**Work instructions**
Print, word for word, every line from the beginning of the listing up to and including the line with "months = list(range(1, 36))". Pictures are to be excluded.

**Provided material**
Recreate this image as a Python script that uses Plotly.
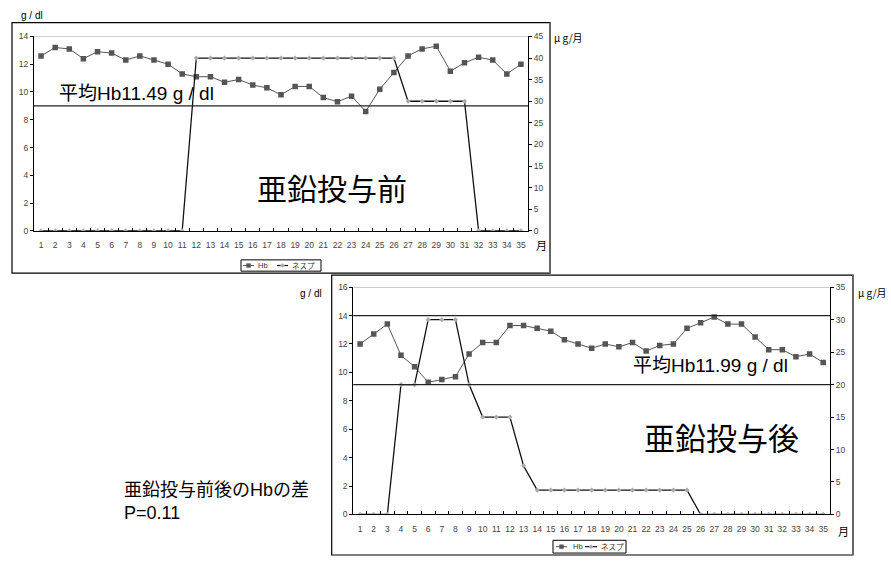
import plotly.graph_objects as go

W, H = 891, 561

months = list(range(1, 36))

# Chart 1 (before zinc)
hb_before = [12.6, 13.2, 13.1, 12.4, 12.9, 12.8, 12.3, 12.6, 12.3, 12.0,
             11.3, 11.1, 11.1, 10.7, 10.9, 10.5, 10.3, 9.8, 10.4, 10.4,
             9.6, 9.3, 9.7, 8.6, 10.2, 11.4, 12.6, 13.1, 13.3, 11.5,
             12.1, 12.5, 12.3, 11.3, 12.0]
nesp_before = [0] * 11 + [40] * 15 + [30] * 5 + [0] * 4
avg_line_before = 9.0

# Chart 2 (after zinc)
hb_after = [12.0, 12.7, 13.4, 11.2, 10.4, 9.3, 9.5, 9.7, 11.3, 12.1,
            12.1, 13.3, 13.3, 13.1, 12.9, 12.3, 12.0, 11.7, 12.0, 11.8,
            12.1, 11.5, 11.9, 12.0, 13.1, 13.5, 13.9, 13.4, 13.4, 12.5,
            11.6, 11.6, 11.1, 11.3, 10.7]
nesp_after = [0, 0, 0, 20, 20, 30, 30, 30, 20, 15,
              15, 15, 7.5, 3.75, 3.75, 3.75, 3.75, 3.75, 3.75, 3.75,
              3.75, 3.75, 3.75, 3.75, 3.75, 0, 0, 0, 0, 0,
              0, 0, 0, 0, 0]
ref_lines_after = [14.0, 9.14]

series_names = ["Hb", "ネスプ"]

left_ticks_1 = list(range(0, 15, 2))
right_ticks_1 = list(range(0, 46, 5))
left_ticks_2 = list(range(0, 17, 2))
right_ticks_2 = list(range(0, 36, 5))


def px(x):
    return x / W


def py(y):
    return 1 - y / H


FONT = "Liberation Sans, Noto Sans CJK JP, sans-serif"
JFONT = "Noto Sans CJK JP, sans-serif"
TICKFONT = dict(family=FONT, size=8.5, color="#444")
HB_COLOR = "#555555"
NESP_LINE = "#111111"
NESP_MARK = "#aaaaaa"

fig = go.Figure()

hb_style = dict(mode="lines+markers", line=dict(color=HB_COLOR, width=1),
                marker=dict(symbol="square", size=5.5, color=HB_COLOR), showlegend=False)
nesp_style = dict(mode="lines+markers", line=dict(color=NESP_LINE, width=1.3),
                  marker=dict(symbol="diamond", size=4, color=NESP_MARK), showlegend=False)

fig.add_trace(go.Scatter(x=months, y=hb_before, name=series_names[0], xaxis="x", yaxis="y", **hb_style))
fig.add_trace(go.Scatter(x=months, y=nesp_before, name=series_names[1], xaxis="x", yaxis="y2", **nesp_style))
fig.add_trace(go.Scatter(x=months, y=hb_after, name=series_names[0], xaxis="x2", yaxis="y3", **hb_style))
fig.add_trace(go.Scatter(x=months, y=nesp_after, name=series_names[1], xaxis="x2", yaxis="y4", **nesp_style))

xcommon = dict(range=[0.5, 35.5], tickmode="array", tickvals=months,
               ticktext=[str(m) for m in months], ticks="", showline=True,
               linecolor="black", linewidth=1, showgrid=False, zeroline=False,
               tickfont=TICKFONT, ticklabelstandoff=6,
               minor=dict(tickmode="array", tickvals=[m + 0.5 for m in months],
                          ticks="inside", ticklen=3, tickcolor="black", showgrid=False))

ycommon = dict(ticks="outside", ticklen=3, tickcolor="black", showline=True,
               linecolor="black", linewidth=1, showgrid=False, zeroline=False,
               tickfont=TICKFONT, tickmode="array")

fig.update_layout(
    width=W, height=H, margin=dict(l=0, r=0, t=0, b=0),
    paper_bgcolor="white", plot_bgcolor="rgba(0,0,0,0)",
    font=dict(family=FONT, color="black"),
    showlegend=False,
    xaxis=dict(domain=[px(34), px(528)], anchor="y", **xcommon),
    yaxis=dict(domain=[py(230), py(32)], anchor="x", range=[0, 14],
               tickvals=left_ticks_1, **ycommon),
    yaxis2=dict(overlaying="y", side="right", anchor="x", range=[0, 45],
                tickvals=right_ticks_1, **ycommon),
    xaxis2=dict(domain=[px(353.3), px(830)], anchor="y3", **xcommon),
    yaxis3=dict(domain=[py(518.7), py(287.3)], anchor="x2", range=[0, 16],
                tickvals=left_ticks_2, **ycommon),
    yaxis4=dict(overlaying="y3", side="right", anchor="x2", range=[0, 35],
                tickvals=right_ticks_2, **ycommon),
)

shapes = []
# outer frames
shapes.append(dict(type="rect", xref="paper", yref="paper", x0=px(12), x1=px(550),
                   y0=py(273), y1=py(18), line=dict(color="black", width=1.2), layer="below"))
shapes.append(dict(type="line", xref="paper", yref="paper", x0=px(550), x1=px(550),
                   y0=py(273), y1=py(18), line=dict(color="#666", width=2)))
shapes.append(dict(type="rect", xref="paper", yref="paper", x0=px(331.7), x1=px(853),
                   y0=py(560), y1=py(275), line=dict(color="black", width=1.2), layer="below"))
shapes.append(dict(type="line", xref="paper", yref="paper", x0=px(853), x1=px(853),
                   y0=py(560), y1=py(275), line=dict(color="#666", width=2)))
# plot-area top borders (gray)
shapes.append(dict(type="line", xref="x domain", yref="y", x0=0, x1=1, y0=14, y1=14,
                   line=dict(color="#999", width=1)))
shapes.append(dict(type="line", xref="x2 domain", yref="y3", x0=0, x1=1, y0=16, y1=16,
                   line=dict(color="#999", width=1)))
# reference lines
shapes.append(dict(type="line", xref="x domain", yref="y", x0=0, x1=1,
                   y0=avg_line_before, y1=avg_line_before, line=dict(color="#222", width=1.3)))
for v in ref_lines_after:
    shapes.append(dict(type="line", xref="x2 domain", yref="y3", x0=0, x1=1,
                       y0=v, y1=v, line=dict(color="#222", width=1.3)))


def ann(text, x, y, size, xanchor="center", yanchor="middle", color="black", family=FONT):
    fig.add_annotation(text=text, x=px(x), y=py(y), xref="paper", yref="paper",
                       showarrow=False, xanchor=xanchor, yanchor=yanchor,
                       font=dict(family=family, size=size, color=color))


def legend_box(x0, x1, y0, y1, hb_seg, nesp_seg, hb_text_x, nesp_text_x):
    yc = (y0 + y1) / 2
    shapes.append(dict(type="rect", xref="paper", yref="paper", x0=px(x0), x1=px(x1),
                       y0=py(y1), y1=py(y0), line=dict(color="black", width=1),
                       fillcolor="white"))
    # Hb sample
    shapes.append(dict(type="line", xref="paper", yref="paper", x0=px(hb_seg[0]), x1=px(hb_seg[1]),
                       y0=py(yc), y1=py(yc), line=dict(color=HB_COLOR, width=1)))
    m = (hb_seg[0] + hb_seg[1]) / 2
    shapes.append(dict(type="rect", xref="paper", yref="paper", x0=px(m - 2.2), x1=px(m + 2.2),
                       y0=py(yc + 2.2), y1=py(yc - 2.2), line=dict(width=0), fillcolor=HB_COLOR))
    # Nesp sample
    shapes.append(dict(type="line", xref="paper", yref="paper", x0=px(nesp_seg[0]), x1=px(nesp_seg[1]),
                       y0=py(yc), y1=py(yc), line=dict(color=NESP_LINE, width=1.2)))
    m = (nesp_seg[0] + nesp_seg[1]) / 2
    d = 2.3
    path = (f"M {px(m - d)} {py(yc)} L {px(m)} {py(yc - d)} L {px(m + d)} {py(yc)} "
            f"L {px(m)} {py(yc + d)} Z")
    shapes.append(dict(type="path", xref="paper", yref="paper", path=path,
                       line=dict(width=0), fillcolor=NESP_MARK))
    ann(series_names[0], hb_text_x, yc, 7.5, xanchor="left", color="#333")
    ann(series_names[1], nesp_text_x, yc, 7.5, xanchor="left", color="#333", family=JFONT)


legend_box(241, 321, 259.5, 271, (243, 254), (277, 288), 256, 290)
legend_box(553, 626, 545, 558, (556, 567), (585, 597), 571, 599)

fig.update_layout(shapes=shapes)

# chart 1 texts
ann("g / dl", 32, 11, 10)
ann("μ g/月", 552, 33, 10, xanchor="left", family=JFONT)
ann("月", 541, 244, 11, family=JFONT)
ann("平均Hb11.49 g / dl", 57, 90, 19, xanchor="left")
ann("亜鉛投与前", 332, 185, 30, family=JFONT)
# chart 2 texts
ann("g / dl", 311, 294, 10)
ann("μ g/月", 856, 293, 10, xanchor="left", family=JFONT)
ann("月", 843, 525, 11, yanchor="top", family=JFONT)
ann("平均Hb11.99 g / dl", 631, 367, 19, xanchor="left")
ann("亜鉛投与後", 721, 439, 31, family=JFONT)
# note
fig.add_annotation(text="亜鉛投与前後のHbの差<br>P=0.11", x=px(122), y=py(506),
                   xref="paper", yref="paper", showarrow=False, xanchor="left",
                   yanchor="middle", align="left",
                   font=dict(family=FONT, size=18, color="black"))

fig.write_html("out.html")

**Response to the exercise**
Recreate this image as a Python script that uses Plotly.
import plotly.graph_objects as go

W, H = 891, 561

months = list(range(1, 36))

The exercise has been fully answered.